Endang dan Oman langsung terpanggil menolong mereka. Ambulans yang rusak tidak mereka pikirkan lagi. Yang penting, para korban harus selamat. Tiga korban luka langsung dilarikan ke sebuah rumah sakit di Purwokerto. Namun saat hendak meninggalkan rumah sakit, mereka malah ditahan polisi. Mereka disangka bersalah dalam kecelakaan itu."Saya lupa mereka dari polisi mana. Yang saya ingat mereka adalah petugas Polsek setempat," ujar Oman sambil berusaha mengingat-ingat kejadian naas itu.

Oman dan Endang berusaha menjelaskan panjang lebar. Untung para saksi membela mereka. Oman dan Endang boleh pulang, namun ambulans mereka ditahan dengan alasan keperluan penyelidikan. Mereka pun pulang ke Bogor dengan kereta api dan ongkos sendiri.

Tiga hari kemudian, berbekal surat dari RS PMI Bogor, mereka ke Bumiayu untuk mengambil ambulans. Namun, masih ada masalah. Oknum polisi meminta uang pelicin dengan dalih biaya penitipan. "Mereka bahkan meledek, uang dari kami kurang banyak," ungkap Endang.

Pengalaman pahit juga dialami Ujang, juga sopir mobil jenazah RS PMI Bogor. Dia pada 1996, mengantar korban tewas karena kecelakaan kerja dalam proyek di pabrik Semen Cibinong. Korban diantar ke pelosok Sleman, Yogyakarta. Mobil jenazah tiba di rumah duka pukul 04.00 WIB dini hari.
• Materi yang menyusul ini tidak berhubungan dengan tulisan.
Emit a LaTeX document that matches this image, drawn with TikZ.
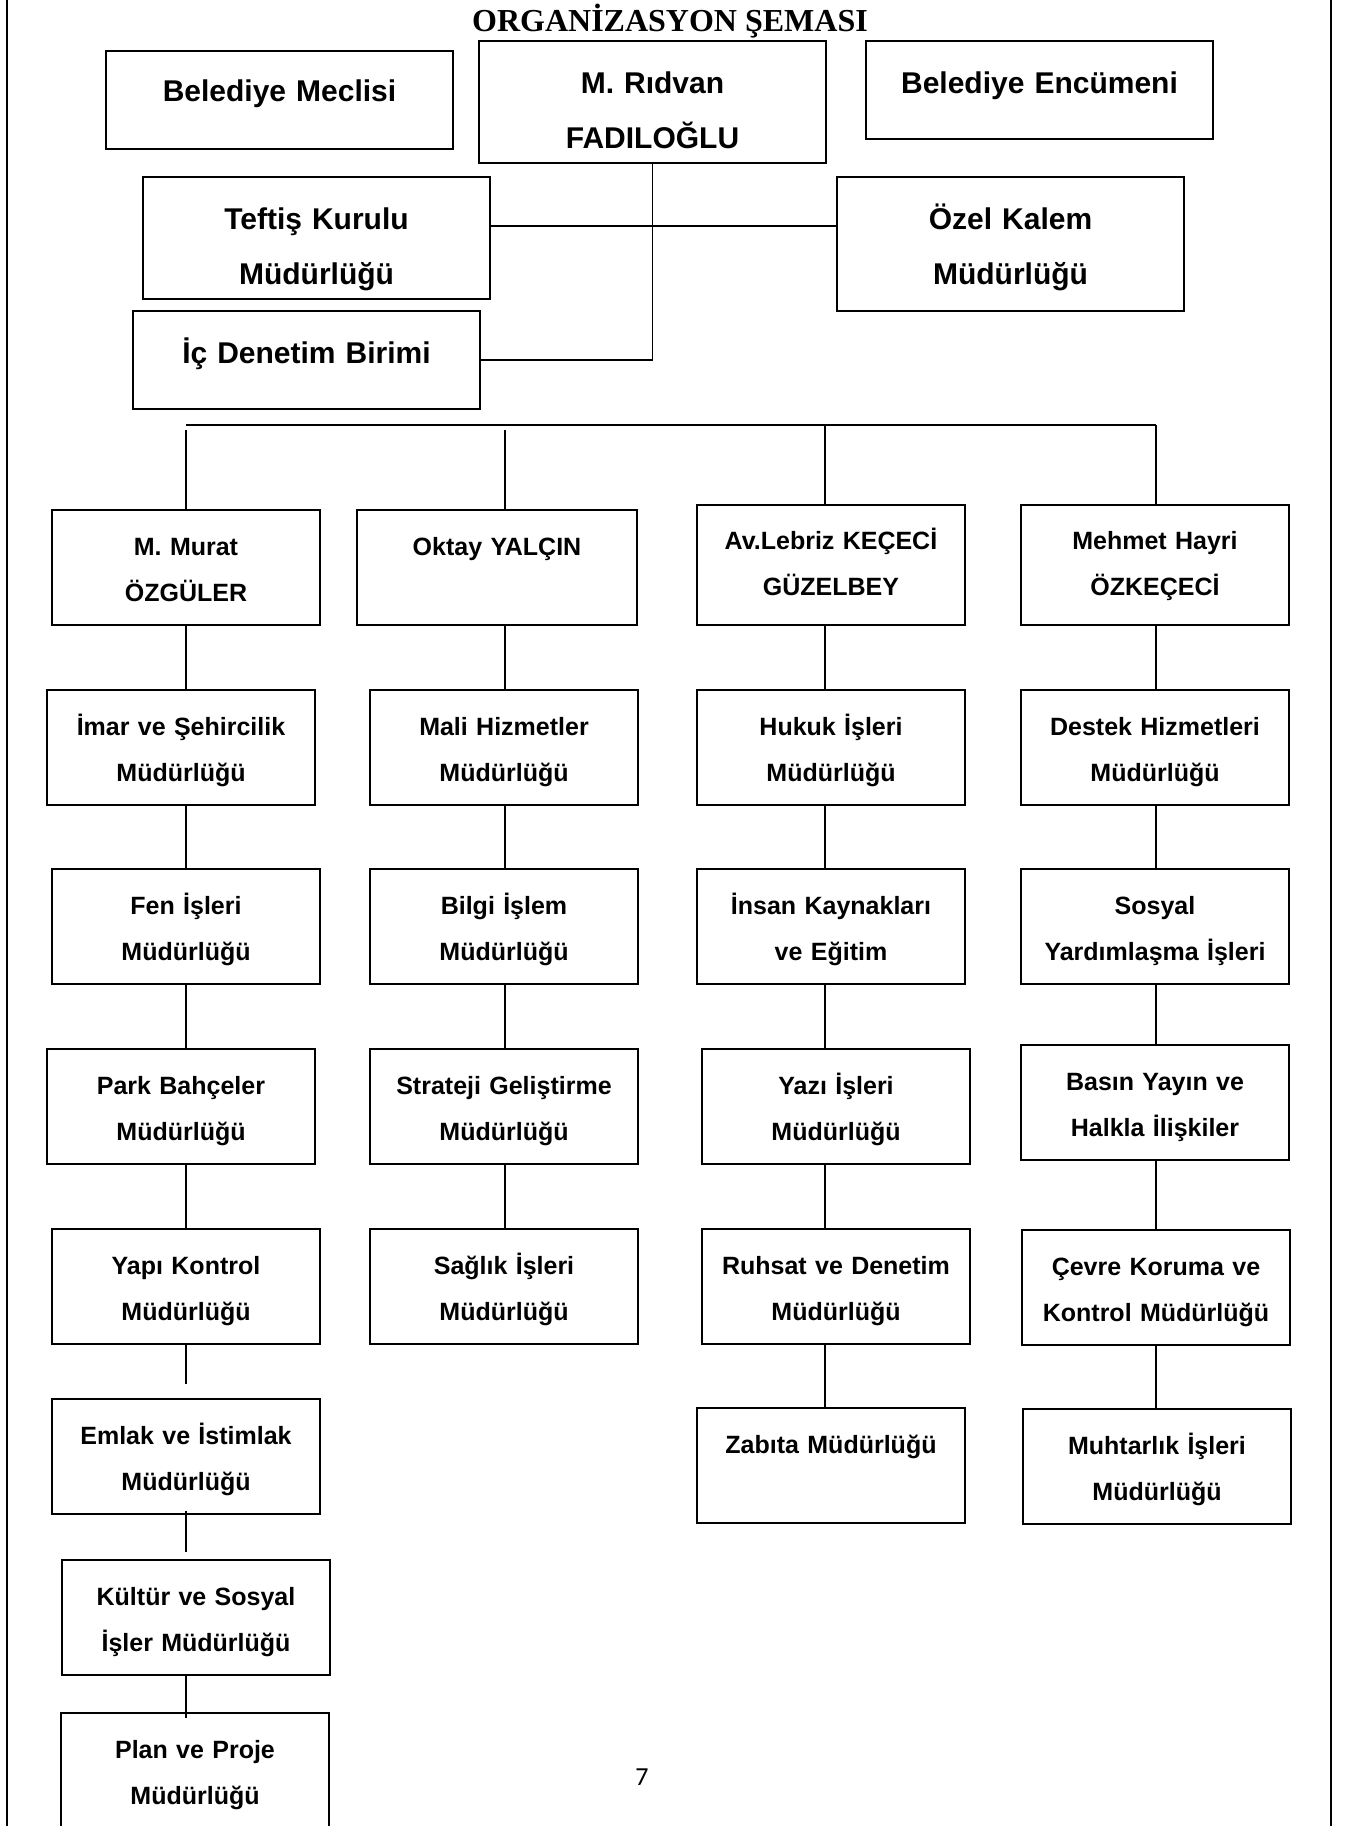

Keluarga korban langsung kaget dan histeris.

Namun apa yang terjadi? Mereka menyalahkan Ujang dan rekannya. Mereka tidak percaya korban tewas dalam kecelakaan kerja. Repotnya lagi, saat itu belum ada ponsel. Bahkan rumah korban pun belum dipasang telepon rumah. Surat dari RS PMI Bogor yang dibawa Ujang tidak digubris oleh keluarga korban. Ujang ditahan, tidak boleh pulang. "Akhirnya jam 09.00 WIB pagi, datang telegram dan juga pihak kontraktor. Baru deh mereka percaya. Saya baru boleh pulang ke Bogor," kata Ujang.

Pengalaman pahit ini ternyata dianggap hal yang lumrah oleh para sopir mobil jenazah. Belum lagi pengalaman mistis yang kadang mereka alami saat mengantar jenazah. Mereka sadar, menjadi petugas pelayanan masyarakat terkadang tidak selalu berbuah manis. Namun ada tanggung jawab kemanusiaan yang tinggi di balik itu. Niat mulia itulah yang mereka genggam dalam menjalankan tugas keseharian mereka, mengantar orang luka sampai orang meninggal.